From a prompt in a writer's gathering: "It’s Finally OVER!"
(Written Monday, November 7, 2016 and adapted after Tuesday's election result)
Wait until Wednesday, both sides said smugly.
This tension of what-ifs, and tummy clench of divisive, demeaning, yet demanding of my attention rhetoric wears me out.
Protests and plans to dismantle the Electoral College aside, it’s OVER now that we’ve heard the fat man sing. His supporters, bless their mostly white and perhaps educationally challenged hearts, are more or less soothed, calmed, and reassured that there was no rigging, against him, anyway. Soothing of the left and assuaging the fears of those who are being bullied might not happen in my lifetime. How did we arrive here? How much shadow did we ignore? How big is the rend in the fabric of our nation?
How DO we go forward from here? Whatever the outcome, nothing is assured.
Whoever sits at the helm of our top-heavy government will have one hell-of-a-journey trying to keep us afloat. Mutiny is in the air, its fetid stench souring the taste for gestures of unification.
When I was five years old, Mary Eleanore Angelika Fox and I had a huge fight. We were best friends and about to enter kindergarten. The cause of the conflict is lost to memory, but I can imagine that anxiety and the cuspiness of entering school for the first time in our lives added to whatever kerfuffle got stirred between us.

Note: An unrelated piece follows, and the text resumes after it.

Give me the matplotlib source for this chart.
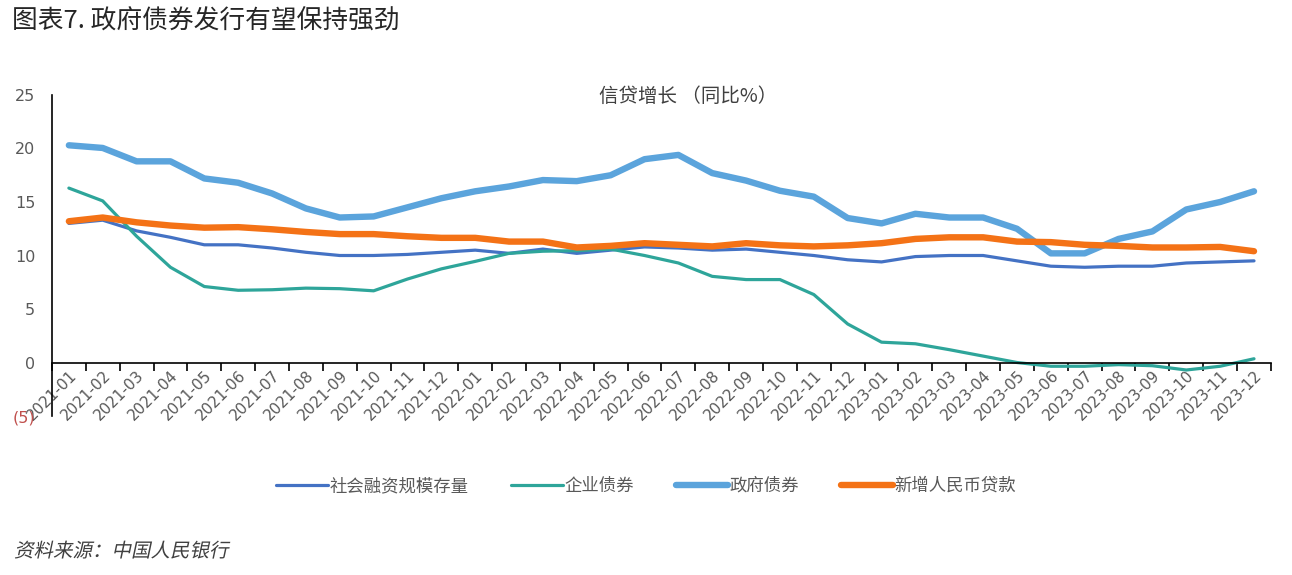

At the height of the fight, I wanted OUT of her house and bolted toward the front door. I got it open and was part way out when she slammed it, catching my pointer finger between two-inches of oak and the door frame. Blood spurted everywhere. We were both crying. Angelika’s mother Edith came running, grabbed a towel and swooped me up in her arms, running up the stairs to the dirt path and across the gravel parking area at the top of our dead-end hill. Edith hollered, “BOBBY!” My mom came to the door. I, still howling, was transferred from one set of arms to the other.
After the sniffling subsided, and a trip to Dr. Irving J. King where the nail was removed, and the finger stitched and bandaged, Angelika came over. Her mom made her apologize, but her heart wasn’t in it. She stood there, arms crossed and a scowl on her face as the muffled “sorry” fell to the floor.
I was looking at the floor and saw that we were both wearing our new-for-school ruffled socks. Perhaps, we each needed a reason to be happy and came to the same solution: The new white lace fancy socks we'd both chosen at Woolworths. I began to giggle. I looked up. She tried not to smile, but her corners curled up and we both ended up laughing so hard that the good kind of tears came. And hiccups, which made us laugh even harder.
Would that the Red and Blue parties, the black, white, brown, yellow, green and purple rainbow people could be as true to higher goals like friendship, and forgiveness, inclusiveness and inquisitiveness as five-year-olds, and let all the animosity flow, like water under the bridge.
Got any good jokes?
Know anyone in Canada with an extra room to let for four years?
Wait until some Wednesday in 2020... hopefully, the progressive Left won't be left in the dust again.